---------- INFORMATION PROVIDED

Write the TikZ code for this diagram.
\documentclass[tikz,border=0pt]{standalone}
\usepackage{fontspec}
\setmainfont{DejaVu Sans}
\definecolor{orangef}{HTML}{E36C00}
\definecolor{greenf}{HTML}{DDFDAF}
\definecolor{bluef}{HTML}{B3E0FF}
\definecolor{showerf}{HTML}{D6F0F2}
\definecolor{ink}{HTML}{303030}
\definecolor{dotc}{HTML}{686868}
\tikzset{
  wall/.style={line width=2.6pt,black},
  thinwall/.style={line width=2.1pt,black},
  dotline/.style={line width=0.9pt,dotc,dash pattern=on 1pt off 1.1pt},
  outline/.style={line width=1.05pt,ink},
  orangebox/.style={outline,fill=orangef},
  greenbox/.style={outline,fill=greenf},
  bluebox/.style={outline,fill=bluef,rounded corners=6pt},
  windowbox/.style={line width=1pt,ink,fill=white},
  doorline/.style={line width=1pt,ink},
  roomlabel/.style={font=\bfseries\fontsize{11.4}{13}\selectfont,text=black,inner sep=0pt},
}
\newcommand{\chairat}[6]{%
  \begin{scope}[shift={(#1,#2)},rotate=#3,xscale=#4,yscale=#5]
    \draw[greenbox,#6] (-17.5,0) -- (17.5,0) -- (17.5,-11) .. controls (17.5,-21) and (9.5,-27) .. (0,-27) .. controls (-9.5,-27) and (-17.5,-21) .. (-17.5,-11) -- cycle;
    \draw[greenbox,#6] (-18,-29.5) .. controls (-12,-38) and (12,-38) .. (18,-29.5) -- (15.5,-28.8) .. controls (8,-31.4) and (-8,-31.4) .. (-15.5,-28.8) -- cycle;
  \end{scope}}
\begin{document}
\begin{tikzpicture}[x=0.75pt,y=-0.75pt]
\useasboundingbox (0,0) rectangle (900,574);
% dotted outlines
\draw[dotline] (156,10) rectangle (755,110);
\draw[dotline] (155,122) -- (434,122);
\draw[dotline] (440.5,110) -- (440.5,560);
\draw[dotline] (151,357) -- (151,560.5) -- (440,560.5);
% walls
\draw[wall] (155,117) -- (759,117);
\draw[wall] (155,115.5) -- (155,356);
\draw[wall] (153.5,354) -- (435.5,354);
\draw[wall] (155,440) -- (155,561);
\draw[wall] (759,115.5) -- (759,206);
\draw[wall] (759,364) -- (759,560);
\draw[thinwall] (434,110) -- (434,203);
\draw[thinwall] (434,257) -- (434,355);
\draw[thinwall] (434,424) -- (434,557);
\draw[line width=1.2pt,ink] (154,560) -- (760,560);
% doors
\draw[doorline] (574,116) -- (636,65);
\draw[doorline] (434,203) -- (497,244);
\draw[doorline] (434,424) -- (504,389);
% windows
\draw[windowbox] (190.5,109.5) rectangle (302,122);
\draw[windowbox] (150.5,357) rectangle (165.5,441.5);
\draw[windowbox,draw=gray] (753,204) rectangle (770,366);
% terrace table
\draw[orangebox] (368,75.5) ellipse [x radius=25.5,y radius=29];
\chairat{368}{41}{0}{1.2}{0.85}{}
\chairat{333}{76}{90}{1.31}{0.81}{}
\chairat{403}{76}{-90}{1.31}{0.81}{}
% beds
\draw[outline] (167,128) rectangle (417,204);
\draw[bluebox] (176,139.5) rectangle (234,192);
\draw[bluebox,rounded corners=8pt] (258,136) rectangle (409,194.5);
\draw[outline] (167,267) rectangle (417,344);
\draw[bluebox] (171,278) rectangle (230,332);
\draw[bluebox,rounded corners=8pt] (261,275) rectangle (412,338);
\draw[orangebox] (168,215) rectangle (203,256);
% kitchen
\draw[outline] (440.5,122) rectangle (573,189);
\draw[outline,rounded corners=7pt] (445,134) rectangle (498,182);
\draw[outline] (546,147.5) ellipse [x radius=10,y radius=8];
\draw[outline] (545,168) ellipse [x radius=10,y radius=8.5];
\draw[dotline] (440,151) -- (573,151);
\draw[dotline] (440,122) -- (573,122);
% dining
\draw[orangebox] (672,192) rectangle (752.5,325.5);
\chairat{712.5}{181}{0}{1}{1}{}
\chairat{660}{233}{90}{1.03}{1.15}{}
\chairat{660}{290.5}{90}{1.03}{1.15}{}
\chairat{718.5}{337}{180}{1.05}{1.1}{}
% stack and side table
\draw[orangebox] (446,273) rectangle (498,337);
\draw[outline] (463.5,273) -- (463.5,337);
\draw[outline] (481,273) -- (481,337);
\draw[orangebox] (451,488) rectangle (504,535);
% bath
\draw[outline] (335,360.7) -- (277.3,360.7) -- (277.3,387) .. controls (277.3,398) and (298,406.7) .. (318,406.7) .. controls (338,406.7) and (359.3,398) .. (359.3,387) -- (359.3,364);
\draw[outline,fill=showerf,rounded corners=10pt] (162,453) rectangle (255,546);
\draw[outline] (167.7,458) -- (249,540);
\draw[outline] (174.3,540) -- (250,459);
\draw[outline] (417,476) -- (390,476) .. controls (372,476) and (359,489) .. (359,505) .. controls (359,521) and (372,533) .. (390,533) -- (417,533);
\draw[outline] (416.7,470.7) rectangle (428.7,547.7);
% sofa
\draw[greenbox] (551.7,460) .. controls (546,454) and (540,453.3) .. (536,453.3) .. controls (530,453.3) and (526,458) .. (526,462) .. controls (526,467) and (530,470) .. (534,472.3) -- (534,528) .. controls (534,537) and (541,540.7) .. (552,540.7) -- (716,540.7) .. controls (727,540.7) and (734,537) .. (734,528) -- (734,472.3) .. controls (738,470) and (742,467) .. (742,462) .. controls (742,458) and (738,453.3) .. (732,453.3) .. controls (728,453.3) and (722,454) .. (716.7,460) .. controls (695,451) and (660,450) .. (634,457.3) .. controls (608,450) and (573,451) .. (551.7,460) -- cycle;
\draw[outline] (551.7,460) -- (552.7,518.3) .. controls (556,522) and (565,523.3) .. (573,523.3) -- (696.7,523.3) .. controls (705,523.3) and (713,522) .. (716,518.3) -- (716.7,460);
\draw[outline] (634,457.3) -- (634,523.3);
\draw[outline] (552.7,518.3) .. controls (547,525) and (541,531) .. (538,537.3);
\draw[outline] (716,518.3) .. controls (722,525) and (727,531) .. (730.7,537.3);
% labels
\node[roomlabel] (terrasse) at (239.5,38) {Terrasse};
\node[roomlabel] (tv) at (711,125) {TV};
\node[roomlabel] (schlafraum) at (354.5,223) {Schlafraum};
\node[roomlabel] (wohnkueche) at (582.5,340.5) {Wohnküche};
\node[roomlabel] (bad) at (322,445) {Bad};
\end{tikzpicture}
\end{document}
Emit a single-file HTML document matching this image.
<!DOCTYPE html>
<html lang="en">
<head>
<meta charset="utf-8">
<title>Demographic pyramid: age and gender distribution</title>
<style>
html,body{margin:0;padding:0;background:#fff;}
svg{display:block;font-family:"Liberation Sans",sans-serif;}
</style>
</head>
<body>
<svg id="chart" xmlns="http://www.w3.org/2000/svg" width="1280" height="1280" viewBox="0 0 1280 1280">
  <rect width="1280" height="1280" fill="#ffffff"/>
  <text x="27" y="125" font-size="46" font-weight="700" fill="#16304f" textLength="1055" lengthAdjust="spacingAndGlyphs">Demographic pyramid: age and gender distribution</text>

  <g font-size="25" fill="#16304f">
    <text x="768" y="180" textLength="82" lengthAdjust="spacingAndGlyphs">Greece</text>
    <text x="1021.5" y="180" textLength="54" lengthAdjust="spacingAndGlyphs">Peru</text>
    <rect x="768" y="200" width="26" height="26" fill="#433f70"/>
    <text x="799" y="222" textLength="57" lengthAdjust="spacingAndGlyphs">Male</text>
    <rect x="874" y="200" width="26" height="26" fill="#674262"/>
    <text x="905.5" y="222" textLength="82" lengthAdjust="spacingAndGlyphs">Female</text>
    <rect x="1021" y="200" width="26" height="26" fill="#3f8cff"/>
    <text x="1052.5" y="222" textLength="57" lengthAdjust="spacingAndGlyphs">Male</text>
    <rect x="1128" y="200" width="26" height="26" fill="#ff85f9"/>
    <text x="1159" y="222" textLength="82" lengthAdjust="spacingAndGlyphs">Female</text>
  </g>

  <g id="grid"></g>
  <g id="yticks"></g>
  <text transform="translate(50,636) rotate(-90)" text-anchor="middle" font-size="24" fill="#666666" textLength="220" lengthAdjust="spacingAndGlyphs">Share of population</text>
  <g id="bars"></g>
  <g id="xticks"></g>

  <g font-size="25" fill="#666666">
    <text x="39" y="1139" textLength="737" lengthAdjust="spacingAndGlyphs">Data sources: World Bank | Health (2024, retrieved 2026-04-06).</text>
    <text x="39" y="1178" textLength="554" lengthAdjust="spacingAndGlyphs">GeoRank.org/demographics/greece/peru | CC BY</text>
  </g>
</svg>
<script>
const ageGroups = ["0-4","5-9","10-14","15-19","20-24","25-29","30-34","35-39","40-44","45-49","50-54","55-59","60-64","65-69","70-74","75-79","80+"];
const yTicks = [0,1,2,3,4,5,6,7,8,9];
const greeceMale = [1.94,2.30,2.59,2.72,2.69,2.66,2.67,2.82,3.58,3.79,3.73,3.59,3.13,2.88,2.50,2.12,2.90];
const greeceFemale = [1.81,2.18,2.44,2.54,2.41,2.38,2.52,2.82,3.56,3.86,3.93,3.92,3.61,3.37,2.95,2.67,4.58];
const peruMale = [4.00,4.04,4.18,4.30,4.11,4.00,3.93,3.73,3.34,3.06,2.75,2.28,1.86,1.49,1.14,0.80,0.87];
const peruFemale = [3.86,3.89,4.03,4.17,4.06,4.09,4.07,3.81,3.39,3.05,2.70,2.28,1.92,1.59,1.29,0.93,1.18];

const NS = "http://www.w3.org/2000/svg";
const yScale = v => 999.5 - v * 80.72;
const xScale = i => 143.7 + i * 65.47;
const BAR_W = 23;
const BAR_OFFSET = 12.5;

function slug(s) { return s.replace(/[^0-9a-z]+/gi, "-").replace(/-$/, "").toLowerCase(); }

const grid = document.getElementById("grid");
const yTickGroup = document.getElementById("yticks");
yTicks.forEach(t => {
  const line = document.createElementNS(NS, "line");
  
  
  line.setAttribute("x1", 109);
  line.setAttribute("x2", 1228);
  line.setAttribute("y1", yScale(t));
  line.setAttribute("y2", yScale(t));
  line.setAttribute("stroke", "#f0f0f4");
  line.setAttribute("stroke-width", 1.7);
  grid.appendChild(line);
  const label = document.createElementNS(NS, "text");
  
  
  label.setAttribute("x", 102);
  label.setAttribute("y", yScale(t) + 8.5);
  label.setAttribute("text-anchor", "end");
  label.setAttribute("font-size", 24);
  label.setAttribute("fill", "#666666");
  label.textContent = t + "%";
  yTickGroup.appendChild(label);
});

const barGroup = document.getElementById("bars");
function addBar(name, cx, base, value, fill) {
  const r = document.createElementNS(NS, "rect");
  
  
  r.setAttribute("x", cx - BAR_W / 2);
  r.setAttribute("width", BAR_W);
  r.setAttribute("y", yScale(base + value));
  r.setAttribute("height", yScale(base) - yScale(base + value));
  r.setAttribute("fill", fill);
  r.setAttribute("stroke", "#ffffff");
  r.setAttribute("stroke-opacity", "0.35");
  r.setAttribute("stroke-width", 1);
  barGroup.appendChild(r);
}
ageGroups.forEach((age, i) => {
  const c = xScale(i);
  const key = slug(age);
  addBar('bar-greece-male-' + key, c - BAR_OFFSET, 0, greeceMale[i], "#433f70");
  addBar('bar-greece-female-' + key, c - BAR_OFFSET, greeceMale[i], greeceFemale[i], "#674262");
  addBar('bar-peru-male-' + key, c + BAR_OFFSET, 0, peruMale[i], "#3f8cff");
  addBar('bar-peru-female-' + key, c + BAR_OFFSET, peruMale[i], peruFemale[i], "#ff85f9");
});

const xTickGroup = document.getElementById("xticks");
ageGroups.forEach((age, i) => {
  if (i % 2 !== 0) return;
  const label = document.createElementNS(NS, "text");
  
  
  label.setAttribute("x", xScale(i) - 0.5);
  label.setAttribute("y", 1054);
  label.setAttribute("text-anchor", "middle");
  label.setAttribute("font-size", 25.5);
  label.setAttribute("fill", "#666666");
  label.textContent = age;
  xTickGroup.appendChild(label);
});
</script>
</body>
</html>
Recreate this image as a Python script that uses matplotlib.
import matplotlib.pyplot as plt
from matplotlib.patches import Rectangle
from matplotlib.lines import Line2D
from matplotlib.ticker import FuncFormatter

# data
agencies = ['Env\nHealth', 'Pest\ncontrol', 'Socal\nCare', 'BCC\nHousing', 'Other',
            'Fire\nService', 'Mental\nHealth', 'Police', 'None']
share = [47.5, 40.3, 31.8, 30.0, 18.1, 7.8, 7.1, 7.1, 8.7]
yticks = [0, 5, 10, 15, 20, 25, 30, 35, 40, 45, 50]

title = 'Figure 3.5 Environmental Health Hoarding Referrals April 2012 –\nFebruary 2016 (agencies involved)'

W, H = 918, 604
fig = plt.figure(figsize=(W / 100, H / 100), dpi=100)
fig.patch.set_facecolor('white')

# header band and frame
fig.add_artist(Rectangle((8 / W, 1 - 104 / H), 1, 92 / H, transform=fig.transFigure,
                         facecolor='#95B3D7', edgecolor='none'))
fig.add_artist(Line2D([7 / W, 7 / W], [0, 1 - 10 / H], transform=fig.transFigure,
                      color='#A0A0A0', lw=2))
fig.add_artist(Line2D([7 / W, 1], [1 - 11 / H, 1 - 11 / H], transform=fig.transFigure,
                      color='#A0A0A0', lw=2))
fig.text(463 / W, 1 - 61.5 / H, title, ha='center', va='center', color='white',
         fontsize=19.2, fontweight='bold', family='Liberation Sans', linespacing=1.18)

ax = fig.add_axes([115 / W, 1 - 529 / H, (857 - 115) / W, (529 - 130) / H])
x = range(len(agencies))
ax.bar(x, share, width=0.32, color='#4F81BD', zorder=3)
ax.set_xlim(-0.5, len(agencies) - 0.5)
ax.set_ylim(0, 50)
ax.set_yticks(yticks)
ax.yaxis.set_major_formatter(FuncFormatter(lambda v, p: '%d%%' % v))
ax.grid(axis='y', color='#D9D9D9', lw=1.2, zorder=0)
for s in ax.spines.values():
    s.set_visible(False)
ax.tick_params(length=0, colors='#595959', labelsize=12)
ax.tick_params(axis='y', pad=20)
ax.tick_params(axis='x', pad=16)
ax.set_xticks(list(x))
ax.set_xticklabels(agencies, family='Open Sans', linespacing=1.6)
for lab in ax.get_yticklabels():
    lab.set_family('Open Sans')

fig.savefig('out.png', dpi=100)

--------------------

Start with the line that holds "Recreate this image" and finish with the line that holds "from matplotlib.ticker import FuncFormatter". Transcribe each line in between exactly, and those two as well.

TASK OUTPUT |
Recreate this image as a Python script that uses matplotlib.
import matplotlib.pyplot as plt
from matplotlib.patches import Rectangle
from matplotlib.lines import Line2D
from matplotlib.ticker import FuncFormatter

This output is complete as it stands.